Instructions to follow> In the data below, locate each line with the word "this" and list it.

Data provided>
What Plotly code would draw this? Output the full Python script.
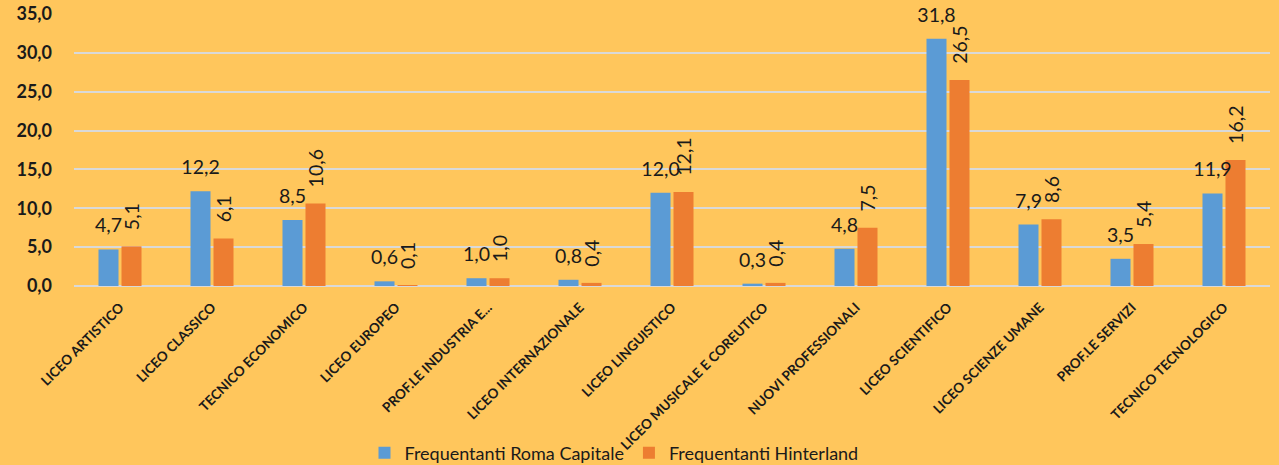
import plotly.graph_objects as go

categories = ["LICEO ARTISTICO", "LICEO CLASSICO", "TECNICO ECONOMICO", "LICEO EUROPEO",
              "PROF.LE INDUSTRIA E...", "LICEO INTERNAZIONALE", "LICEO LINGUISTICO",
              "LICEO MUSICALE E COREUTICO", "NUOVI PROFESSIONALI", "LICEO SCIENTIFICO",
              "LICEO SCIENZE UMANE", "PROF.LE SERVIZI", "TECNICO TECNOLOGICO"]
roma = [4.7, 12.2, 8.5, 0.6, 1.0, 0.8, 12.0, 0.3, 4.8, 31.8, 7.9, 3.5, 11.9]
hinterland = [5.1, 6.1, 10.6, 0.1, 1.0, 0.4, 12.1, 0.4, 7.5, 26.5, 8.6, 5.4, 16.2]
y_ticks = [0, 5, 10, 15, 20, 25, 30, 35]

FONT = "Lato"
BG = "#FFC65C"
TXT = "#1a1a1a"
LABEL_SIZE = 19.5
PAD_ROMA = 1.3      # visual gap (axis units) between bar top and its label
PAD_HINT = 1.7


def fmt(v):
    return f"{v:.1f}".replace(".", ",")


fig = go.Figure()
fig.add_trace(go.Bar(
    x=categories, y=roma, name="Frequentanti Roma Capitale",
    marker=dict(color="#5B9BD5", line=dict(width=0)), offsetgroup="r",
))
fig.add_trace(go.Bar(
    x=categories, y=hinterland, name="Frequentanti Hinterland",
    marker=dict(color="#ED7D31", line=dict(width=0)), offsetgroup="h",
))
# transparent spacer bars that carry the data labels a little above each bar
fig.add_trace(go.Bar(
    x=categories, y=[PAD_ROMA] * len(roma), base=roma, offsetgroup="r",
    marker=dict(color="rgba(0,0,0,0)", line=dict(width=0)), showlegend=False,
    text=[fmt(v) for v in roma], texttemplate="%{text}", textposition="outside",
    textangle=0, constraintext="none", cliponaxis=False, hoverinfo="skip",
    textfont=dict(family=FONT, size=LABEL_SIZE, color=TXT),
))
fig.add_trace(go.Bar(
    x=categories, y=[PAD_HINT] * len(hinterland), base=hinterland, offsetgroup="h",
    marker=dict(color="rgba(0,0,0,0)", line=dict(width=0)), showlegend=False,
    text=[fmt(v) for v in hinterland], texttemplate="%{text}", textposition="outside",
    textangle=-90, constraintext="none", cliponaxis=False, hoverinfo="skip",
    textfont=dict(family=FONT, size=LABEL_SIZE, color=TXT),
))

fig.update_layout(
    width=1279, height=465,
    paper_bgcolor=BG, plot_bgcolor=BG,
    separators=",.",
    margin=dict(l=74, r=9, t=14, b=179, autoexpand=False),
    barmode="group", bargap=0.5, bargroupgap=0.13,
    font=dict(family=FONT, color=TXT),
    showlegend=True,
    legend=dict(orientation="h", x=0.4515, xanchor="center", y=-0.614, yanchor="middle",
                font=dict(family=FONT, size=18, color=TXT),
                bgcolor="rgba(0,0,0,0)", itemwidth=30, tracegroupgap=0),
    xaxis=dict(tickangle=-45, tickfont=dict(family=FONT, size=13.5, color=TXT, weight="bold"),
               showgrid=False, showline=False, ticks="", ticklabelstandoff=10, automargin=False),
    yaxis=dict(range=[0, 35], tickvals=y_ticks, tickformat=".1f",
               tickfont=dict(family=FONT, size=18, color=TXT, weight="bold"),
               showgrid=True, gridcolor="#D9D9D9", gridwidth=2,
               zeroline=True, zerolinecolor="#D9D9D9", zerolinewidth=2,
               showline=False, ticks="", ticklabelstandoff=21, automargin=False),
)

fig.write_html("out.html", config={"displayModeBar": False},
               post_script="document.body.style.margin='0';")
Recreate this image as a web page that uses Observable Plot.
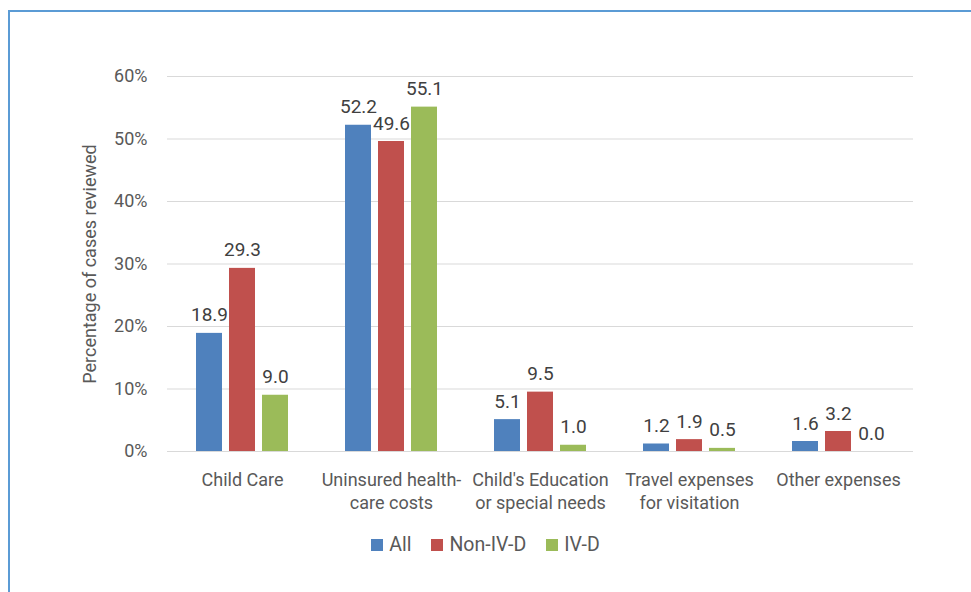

Result of the exercise>
What Plotly code would draw this? Output the full Python script.
Recreate this image as a web page that uses Observable Plot.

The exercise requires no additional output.